Robert Putnam, a Harvard Political Scientist, clearly documents our growing social disconnectedness in his book, Bowling Alone. He evaluates a multitude of measures of social involvement, ranging from voting in elections, to belonging to civic and professional organizations, to joining bowling leagues, to visiting friends and neighbors. He concludes that Americans are only about 30 to 50 percent as socially connected today as we were in the late 1950s.

As Aristotle might have predicted, our growing disconnectedness occurred as America was abandoning all social and moral constraints to pursue individual wealth and the promotion of maximum economic growth. During the early part of the twentieth century, Americans tempered their economic ambitions with concern for their fellow citizens. They restrained corporate greed at the turn of the century by supporting strong antitrust legislation. They supported Roosevelt’s New Deal programs to care for the needy and help lift the nation out of recession. Most supported the Civil Rights movement of the 1960s. But, since the 1960s, there has been little societal or political restraint to the unbridled pursuit of individual economic self-interests.

Aristotle might also have the predicted the consequences for our national happiness. Between the late 1970s and late 1990s, surveys indicate that each new generation, on average, is “unhappier” than the previous generation. In short, as each generation has become increasingly disconnected, the nation as a whole has become increasingly mentally ill and physically miserable. As we have become a nation of greater wealth, we have become a nation of growing unhappiness.

In farming, the pursuit of wealth is seen in a relentless trend toward larger, more specialized, farming operations, as farmers are encouraged to give priority to productivity and profitability – to farm for the bottom line. The bottom line has encouraged farms to grow larger, which is possible only by farmers acquiring land from their neighbors. Such hopes are hardly conducive to building strong relationships among neighbors. As families have been forced out of farming, they have left many rural communities in decline and decay, without enough people to support local schools, churches, health care facilities, or main street businesses.

The pursuit of unbridled economic self-interest has turned farms into “factories,” pitting neighbor against neighbor.
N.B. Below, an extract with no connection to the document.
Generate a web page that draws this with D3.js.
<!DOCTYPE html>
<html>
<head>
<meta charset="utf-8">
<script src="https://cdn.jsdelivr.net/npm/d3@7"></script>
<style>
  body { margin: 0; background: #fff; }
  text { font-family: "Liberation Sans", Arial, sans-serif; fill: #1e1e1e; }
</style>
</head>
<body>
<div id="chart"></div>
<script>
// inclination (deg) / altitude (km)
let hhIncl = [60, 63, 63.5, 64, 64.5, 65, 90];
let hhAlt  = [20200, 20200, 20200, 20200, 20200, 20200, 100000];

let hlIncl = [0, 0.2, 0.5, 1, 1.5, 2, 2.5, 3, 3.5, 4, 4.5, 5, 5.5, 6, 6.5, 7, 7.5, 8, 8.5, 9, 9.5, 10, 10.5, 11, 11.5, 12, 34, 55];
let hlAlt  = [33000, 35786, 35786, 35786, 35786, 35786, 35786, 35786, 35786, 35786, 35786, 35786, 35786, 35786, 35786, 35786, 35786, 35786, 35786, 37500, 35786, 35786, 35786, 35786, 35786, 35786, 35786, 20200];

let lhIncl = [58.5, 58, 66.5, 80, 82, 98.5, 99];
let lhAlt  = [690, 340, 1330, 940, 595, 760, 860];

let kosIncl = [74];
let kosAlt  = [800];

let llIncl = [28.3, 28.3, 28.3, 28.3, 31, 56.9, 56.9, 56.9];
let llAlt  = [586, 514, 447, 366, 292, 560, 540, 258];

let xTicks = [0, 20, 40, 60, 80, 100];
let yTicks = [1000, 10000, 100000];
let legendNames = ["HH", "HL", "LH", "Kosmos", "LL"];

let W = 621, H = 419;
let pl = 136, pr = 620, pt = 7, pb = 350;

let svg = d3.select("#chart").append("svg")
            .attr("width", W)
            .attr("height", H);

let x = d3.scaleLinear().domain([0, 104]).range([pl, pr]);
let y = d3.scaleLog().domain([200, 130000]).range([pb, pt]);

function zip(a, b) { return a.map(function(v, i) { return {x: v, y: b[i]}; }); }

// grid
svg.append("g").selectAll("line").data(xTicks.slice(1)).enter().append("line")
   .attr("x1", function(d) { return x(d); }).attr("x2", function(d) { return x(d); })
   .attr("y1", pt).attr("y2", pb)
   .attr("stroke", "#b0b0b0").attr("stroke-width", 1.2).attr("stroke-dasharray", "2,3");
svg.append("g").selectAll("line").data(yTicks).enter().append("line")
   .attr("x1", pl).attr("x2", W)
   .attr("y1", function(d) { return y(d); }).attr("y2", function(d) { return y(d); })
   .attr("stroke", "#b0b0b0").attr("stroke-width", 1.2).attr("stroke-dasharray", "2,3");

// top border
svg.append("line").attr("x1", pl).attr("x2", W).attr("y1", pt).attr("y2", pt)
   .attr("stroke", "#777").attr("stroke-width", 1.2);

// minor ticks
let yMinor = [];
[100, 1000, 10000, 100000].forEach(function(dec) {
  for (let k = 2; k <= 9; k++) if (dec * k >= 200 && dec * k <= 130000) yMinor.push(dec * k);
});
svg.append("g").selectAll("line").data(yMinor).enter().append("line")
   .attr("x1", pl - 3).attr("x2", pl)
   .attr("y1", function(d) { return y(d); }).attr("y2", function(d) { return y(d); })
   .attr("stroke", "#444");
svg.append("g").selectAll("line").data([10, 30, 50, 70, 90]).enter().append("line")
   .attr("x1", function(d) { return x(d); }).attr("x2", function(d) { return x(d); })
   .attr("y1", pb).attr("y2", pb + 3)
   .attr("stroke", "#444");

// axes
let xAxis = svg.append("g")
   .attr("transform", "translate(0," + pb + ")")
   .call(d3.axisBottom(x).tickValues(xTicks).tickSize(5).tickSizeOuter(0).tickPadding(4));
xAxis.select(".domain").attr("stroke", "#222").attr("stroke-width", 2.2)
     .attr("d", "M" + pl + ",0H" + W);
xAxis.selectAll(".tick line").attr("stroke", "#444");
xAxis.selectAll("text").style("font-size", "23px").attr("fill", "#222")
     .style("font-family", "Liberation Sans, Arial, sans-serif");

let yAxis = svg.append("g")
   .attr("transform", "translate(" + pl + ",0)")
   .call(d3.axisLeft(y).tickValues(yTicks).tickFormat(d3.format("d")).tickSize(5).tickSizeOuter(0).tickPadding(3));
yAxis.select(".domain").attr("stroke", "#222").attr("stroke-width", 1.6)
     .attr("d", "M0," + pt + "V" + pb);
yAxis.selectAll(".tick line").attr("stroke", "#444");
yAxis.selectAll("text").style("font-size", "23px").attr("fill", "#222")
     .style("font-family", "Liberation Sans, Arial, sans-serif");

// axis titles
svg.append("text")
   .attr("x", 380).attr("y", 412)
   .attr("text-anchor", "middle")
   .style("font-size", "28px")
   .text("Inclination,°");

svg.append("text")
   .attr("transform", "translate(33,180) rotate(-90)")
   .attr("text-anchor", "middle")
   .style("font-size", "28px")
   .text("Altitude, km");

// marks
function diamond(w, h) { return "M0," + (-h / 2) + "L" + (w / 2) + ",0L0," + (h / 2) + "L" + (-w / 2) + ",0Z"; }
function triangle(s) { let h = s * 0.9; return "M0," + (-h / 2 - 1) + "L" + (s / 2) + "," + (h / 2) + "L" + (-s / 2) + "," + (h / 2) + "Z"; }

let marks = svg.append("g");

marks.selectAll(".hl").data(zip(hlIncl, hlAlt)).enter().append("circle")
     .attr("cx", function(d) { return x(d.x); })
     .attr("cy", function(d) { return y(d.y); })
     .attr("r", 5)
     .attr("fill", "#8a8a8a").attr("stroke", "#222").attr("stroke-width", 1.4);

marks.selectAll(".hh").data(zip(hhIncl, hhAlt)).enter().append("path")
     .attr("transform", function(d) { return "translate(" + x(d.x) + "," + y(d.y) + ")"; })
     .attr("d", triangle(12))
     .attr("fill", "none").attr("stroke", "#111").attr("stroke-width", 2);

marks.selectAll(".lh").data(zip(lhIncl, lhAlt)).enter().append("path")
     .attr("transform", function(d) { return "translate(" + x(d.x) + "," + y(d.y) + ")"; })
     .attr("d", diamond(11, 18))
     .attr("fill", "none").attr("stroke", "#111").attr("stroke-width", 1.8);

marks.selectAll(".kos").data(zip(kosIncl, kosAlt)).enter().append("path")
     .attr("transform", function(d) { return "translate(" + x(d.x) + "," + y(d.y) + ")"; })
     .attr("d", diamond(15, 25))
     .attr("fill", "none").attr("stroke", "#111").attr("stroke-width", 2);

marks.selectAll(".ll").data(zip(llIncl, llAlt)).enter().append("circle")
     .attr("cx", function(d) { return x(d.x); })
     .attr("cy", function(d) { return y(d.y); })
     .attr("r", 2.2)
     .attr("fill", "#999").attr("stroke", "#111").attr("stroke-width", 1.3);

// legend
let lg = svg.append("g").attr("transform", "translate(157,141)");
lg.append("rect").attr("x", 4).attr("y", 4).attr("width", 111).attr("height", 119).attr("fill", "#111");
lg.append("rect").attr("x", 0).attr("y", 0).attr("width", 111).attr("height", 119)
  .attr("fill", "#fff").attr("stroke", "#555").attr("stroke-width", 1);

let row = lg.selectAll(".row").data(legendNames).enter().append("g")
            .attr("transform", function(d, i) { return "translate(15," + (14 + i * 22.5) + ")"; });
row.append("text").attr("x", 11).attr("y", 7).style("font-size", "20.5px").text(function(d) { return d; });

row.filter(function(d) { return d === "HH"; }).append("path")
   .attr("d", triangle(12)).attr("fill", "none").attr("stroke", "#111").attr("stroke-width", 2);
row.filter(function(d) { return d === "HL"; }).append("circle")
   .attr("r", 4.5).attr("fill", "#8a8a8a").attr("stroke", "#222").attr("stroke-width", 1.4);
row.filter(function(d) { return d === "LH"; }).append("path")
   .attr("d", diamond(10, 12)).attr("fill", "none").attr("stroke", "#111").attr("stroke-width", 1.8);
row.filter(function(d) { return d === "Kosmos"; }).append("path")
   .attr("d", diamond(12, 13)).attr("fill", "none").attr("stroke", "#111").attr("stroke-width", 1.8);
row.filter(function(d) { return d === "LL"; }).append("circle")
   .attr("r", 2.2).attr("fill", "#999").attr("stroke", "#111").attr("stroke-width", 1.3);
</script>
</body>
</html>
For example, producers and community leaders, expecting profits and tax revenue from large-scale confinement animal feeding operations, are confronted by community members who live downwind or downstream, who suffer from the inevitable pollution of air and water. The social fabric of many rural communities has been split apart by such conflicts. Eventually, the corporate operations will leave these communities, when profit prospects look better elsewhere, leaving a splintered community with the mess to clean up.

So, how are we to find happiness? First, we must have the courage to challenge conventional economic thinking that “pursuit of wealth” means “pursuit of happiness.” Next, we must realize that happiness, in any sense other than hedonistic sensory pleasure, depends on the quality of our personal relationships. Finally, we must understand that happiness is a “by product” of “right living” – not something that we pursue, but instead something that comes to us.

What does this have to do with sustainable farming? Everything. Sustainable farming is not about becoming wealthy, but instead, it is about living a good life. As farmers find ways to make a decent living, while caring for the land and caring for other people, not only are they building a sustainable agriculture for the future, they are opening the doors to happiness.